■ Exercise objective: Look at the data below and print exactly the lines from its first line through the line with "0.601, 0.7, 0.8, 0.9, 0.97];"; the pictures stay out of the copy.

┄┄┄┄┄┄┄┄┄┄

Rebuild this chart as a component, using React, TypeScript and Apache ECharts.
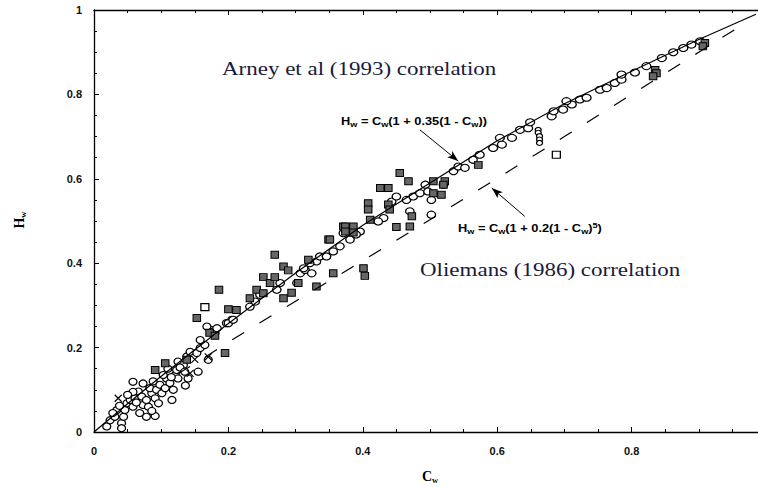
import React, { useEffect, useRef } from "react";
import * as echarts from "echarts";

// Arney et al (1993) correlation line
const arneyC = [0, 0.05, 0.1, 0.15, 0.2, 0.3, 0.4, 0.5, 0.6, 0.7, 0.8, 0.9, 0.985];
const arneyH = [0, 0.067, 0.132, 0.195, 0.257, 0.377, 0.49, 0.59, 0.69, 0.778, 0.855, 0.93, 0.99];

// Oliemans (1986) correlation line
const oliemansC = [0.125, 0.15, 0.2, 0.25, 0.3, 0.4, 0.5, 0.6, 0.7, 0.8, 0.9, 0.97];
const oliemansH = [0.138, 0.162, 0.213, 0.262, 0.31, 0.406, 0.503, 0.601, 0.7, 0.8, 0.9, 0.97];

// open circles (Cw, Hw)
const circlesLow: [number, number][] = [
  [0.019, 0.013], [0.024, 0.028], [0.031, 0.036], [0.034, 0.052], [0.041, 0.021], [0.041, 0.009],
  [0.044, 0.036], [0.046, 0.052], [0.049, 0.068], [0.054, 0.076], [0.058, 0.06], [0.061, 0.08],
  [0.066, 0.096], [0.071, 0.084], [0.073, 0.064], [0.058, 0.119], [0.073, 0.115], [0.081, 0.06],
  [0.078, 0.036], [0.091, 0.038], [0.078, 0.076], [0.086, 0.092], [0.083, 0.104], [0.091, 0.08],
  [0.093, 0.1], [0.098, 0.112], [0.096, 0.068], [0.101, 0.092], [0.106, 0.104], [0.108, 0.127],
  [0.113, 0.116], [0.116, 0.076], [0.118, 0.1], [0.121, 0.135], [0.123, 0.147], [0.125, 0.127],
  [0.125, 0.167], [0.133, 0.159], [0.138, 0.179], [0.143, 0.19], [0.14, 0.127], [0.153, 0.187],
  [0.155, 0.143], [0.158, 0.199], [0.165, 0.206], [0.17, 0.171], [0.173, 0.242], [0.168, 0.25],
  [0.18, 0.234], [0.197, 0.258], [0.205, 0.266], [0.063, 0.07], [0.068, 0.045], [0.086, 0.05],
  [0.088, 0.12], [0.103, 0.135], [0.11, 0.15], [0.128, 0.153], [0.135, 0.143], [0.115, 0.13],
  [0.058, 0.095], [0.05, 0.088], [0.038, 0.062], [0.028, 0.045], [0.136, 0.11], [0.158, 0.218],
];
const circlesMid: [number, number][] = [
  [0.178, 0.238], [0.183, 0.246], [0.2, 0.258], [0.207, 0.266], [0.232, 0.297], [0.24, 0.309],
  [0.247, 0.325], [0.272, 0.337], [0.277, 0.353], [0.302, 0.353], [0.307, 0.376], [0.314, 0.384],
  [0.324, 0.376], [0.331, 0.404], [0.336, 0.416], [0.346, 0.416], [0.356, 0.428], [0.371, 0.471],
  [0.312, 0.388], [0.321, 0.4], [0.443, 0.546], [0.431, 0.507], [0.423, 0.499], [0.45, 0.558],
  [0.465, 0.55], [0.475, 0.558], [0.485, 0.566], [0.493, 0.586], [0.497, 0.57], [0.502, 0.55],
  [0.47, 0.523], [0.502, 0.515], [0.52, 0.586], [0.535, 0.618], [0.542, 0.629], [0.552, 0.626],
  [0.564, 0.645], [0.396, 0.475], [0.381, 0.456], [0.366, 0.44], [0.39, 0.468],
];
const circlesHigh: [number, number][] = [
  [0.574, 0.657], [0.594, 0.673], [0.607, 0.681], [0.604, 0.697], [0.622, 0.697], [0.634, 0.716],
  [0.646, 0.72], [0.649, 0.734], [0.681, 0.748], [0.684, 0.76], [0.698, 0.764], [0.711, 0.776],
  [0.703, 0.784], [0.723, 0.788], [0.733, 0.792], [0.753, 0.811], [0.763, 0.815], [0.775, 0.827],
  [0.785, 0.835], [0.785, 0.847], [0.805, 0.852], [0.822, 0.867], [0.845, 0.886], [0.862, 0.9],
  [0.877, 0.91], [0.889, 0.918], [0.902, 0.926],
];
const smallCircles: [number, number][] = [
  [0.661, 0.716], [0.661, 0.709], [0.663, 0.701], [0.663, 0.693], [0.663, 0.685],
];
// dark (hatched) squares
const darkSquares: [number, number][] = [
  [0.153, 0.27], [0.195, 0.187], [0.106, 0.163], [0.091, 0.147], [0.138, 0.171], [0.186, 0.337],
  [0.2, 0.291], [0.212, 0.289], [0.232, 0.317], [0.242, 0.337], [0.252, 0.367], [0.269, 0.42],
  [0.262, 0.353], [0.269, 0.367], [0.282, 0.392], [0.289, 0.383], [0.294, 0.33], [0.282, 0.317],
  [0.304, 0.353], [0.331, 0.345], [0.356, 0.376], [0.349, 0.456], [0.371, 0.487], [0.319, 0.408],
  [0.455, 0.614], [0.468, 0.594], [0.426, 0.578], [0.438, 0.578], [0.408, 0.542], [0.408, 0.527],
  [0.438, 0.539], [0.44, 0.527], [0.411, 0.503], [0.374, 0.487], [0.386, 0.487], [0.374, 0.475],
  [0.386, 0.473], [0.351, 0.456], [0.45, 0.486], [0.505, 0.594], [0.517, 0.562], [0.505, 0.566],
  [0.401, 0.388], [0.403, 0.37], [0.522, 0.594], [0.473, 0.511], [0.47, 0.487], [0.572, 0.633],
  [0.52, 0.586], [0.835, 0.858], [0.837, 0.85], [0.832, 0.843], [0.909, 0.922], [0.906, 0.914],
  [0.172, 0.235], [0.18, 0.228], [0.252, 0.329],
];
const openSquares: [number, number][] = [[0.165, 0.296], [0.688, 0.657]];
const crosses: [number, number][] = [[0.036, 0.08], [0.15, 0.172], [0.143, 0.139], [0.17, 0.178]];

// annotation arrows (from, to)
const arneyArrow: [number, number][] = [[0.485, 0.716], [0.542, 0.642]];
const oliemansArrow: [number, number][] = [[0.641, 0.511], [0.592, 0.578]];

const axisTicks = { min: 0, max: 1, interval: 0.2 };

export default function App() {
  const ref = useRef<HTMLDivElement>(null);
  useEffect(() => {
    if (!ref.current) return;
    const chart = echarts.init(ref.current, null, { renderer: "svg" });
    const axisCommon = {
      type: "value" as const,
      min: axisTicks.min,
      max: axisTicks.max,
      interval: axisTicks.interval,
      axisLine: { show: true, onZero: false, lineStyle: { color: "#000", width: 1.3 } },
      axisTick: { show: true, inside: true, length: 5, lineStyle: { color: "#000", width: 1 } },
      minorTick: { show: true, splitNumber: 4, length: 3, lineStyle: { color: "#000", width: 1 } },
      splitLine: { show: false },
      minorSplitLine: { show: false },
    };
    const labelFont = { fontFamily: "Liberation Sans", fontWeight: "bold" as const, fontSize: 11, color: "#111" };
    const mainTok = { fontSize: 10.5, fontWeight: "bold", fontFamily: "Liberation Sans", fill: "#000", lineHeight: 14 };
    const subTok = { fontSize: 7.5, fontWeight: "bold", fontFamily: "Liberation Sans", fill: "#000", lineHeight: 8, verticalAlign: "bottom" };
    const supTok = { fontSize: 7.5, fontWeight: "bold", fontFamily: "Liberation Sans", fill: "#000", lineHeight: 8, verticalAlign: "top" };
    const zip = (a: number[], b: number[]) => a.map((v, i) => [v, b[i]]);
    chart.setOption({
      animation: false,
      grid: { left: 94, top: 10, right: 34, bottom: 55, containLabel: false },
      xAxis: [
        { ...axisCommon, position: "bottom", axisLabel: { ...labelFont, margin: 13, showMaxLabel: false } },
        { ...axisCommon, position: "top", axisLabel: { show: false } },
      ],
      yAxis: [
        { ...axisCommon, position: "left", axisLabel: { ...labelFont, margin: 12, padding: [6, 0, 0, 0] } },
      ],
      series: [
        {
          type: "scatter", data: circlesLow, symbol: "circle", symbolSize: [8, 7],
          itemStyle: { color: "#fff", borderColor: "#000", borderWidth: 1.2, opacity: 1 }, z: 3,
        },
        {
          type: "scatter", data: circlesMid, symbol: "circle", symbolSize: [8.5, 7],
          itemStyle: { color: "#fff", borderColor: "#000", borderWidth: 1.2, opacity: 1 }, z: 3,
        },
        {
          type: "scatter", data: circlesHigh, symbol: "circle", symbolSize: [9, 7],
          itemStyle: { color: "#fff", borderColor: "#000", borderWidth: 1.2, opacity: 1 }, z: 3,
        },
        {
          type: "scatter", data: smallCircles, symbol: "circle", symbolSize: [6, 5],
          itemStyle: { color: "#fff", borderColor: "#000", borderWidth: 1.2, opacity: 1 }, z: 3,
        },
        {
          type: "scatter", data: darkSquares, symbol: "rect", symbolSize: [7.5, 7],
          itemStyle: { color: "#666", borderColor: "#000", borderWidth: 1, opacity: 1 }, z: 3,
        },
        {
          type: "scatter", data: openSquares, symbol: "rect", symbolSize: [8, 7],
          itemStyle: { color: "#fff", borderColor: "#000", borderWidth: 1.2, opacity: 1 }, z: 3,
        },
        {
          type: "scatter", data: crosses, symbol: "path://M0,0L10,10M10,0L0,10", symbolSize: 7,
          itemStyle: { color: "none", borderColor: "#000", borderWidth: 1.2, opacity: 1 }, z: 3,
        },
        {
          type: "line", data: zip(arneyC, arneyH), showSymbol: false, symbol: "none", smooth: false,
          lineStyle: { color: "#000", width: 1.2 }, z: 4,
          markLine: {
            silent: true, animation: false, symbol: ["none", "arrow"], symbolSize: [6, 11],
            lineStyle: { color: "#000", width: 1, type: "solid" }, label: { show: false },
            data: [
              [{ coord: arneyArrow[0] }, { coord: arneyArrow[1] }],
              [{ coord: oliemansArrow[0] }, { coord: oliemansArrow[1] }],
            ],
          },
        },
        {
          type: "line", data: zip(oliemansC, oliemansH), showSymbol: false, symbol: "none",
          lineStyle: { color: "#000", width: 1.2, type: [14, 18] }, z: 4,
        },
      ],
      graphic: [
        {
          type: "text", x: 222, y: 68.6, scaleX: 1.21,
          style: { text: "Arney et al (1993) correlation", fontFamily: "Liberation Serif", fontSize: 19, fill: "#1a1a3c", align: "left", verticalAlign: "middle" },
        },
        {
          type: "text", x: 420, y: 269.6, scaleX: 1.21,
          style: { text: "Oliemans (1986) correlation", fontFamily: "Liberation Serif", fontSize: 19, fill: "#1a1a3c", align: "left", verticalAlign: "middle" },
        },
        {
          type: "text", x: 341, y: 121, scaleX: 1.22,
          style: {
            text: "{m|H}{s|w}{m| = C}{s|w}{m|(1 + 0.35(1 - C}{s|w}{m|))}",
            align: "left", verticalAlign: "middle",
            rich: { m: mainTok, s: subTok },
          },
        },
        {
          type: "text", x: 458, y: 228, scaleX: 1.22,
          style: {
            text: "{m|H}{s|w}{m| = C}{s|w}{m|(1 + 0.2(1 - C}{s|w}{m|)}{p|5}{m|)}",
            align: "left", verticalAlign: "middle",
            rich: { m: mainTok, s: subTok, p: supTok },
          },
        },
        {
          type: "text", x: 19, y: 220, rotation: Math.PI / 2,
          style: {
            text: "{m|H}{s|w}", align: "center", verticalAlign: "middle",
            rich: {
              m: { fontSize: 14, fontWeight: "bold", fontFamily: "Liberation Serif", fill: "#000", lineHeight: 16 },
              s: { fontSize: 8.5, fontWeight: "bold", fontFamily: "Liberation Serif", fill: "#000", lineHeight: 9, verticalAlign: "bottom" },
            },
          },
        },
        {
          type: "text", x: 422, y: 476,
          style: {
            text: "{m|C}{s|w}", align: "left", verticalAlign: "middle",
            rich: {
              m: { fontSize: 14, fontWeight: "bold", fontFamily: "Liberation Serif", fill: "#000", lineHeight: 16 },
              s: { fontSize: 8.5, fontWeight: "bold", fontFamily: "Liberation Serif", fill: "#000", lineHeight: 9, verticalAlign: "bottom" },
            },
          },
        },
      ],
    });
    return () => chart.dispose();
  }, []);
  return (
    <div style={{ position: "absolute", left: 0, top: 0, width: 758, height: 487, overflow: "hidden", background: "#fff" }}>
      <div ref={ref} style={{ position: "absolute", left: 0, top: 0, width: 800, height: 487 }} />
    </div>
  );
}
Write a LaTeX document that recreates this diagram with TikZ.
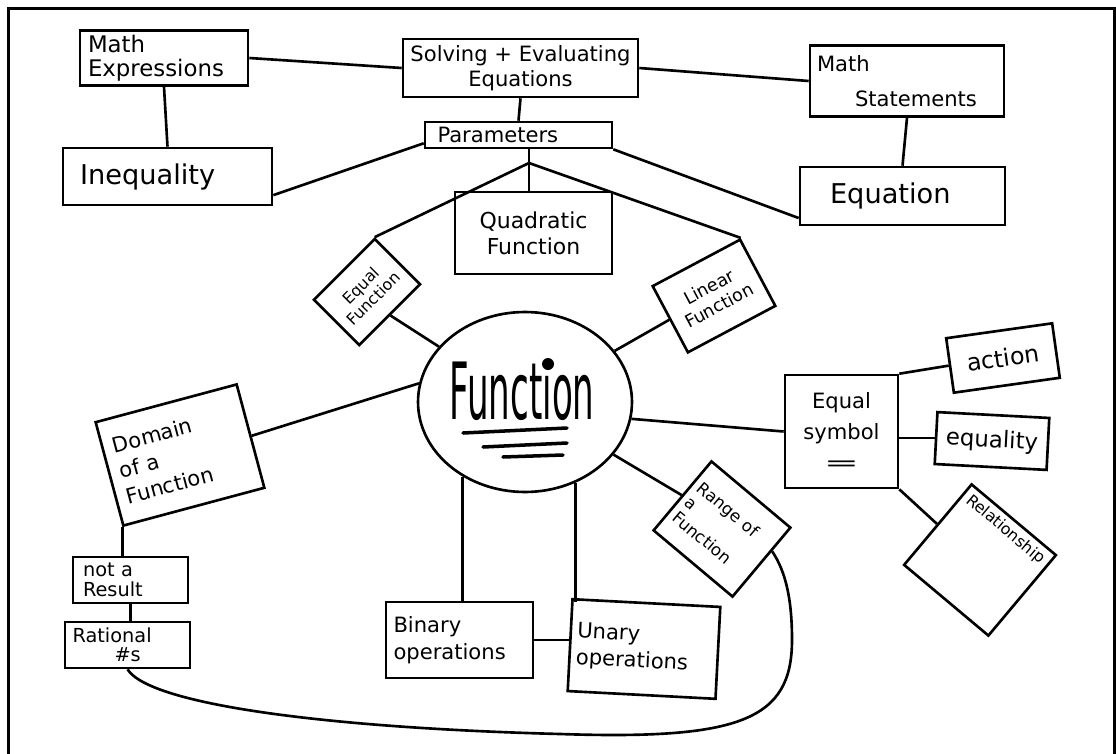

┄┄┄┄┄┄┄┄┄┄

■ Task response:
Rebuild this chart as a component, using React, TypeScript and Apache ECharts.
import React, { useEffect, useRef } from "react";
import * as echarts from "echarts";

// Arney et al (1993) correlation line
const arneyC = [0, 0.05, 0.1, 0.15, 0.2, 0.3, 0.4, 0.5, 0.6, 0.7, 0.8, 0.9, 0.985];
const arneyH = [0, 0.067, 0.132, 0.195, 0.257, 0.377, 0.49, 0.59, 0.69, 0.778, 0.855, 0.93, 0.99];

// Oliemans (1986) correlation line
const oliemansC = [0.125, 0.15, 0.2, 0.25, 0.3, 0.4, 0.5, 0.6, 0.7, 0.8, 0.9, 0.97];
const oliemansH = [0.138, 0.162, 0.213, 0.262, 0.31, 0.406, 0.503, 0.601, 0.7, 0.8, 0.9, 0.97];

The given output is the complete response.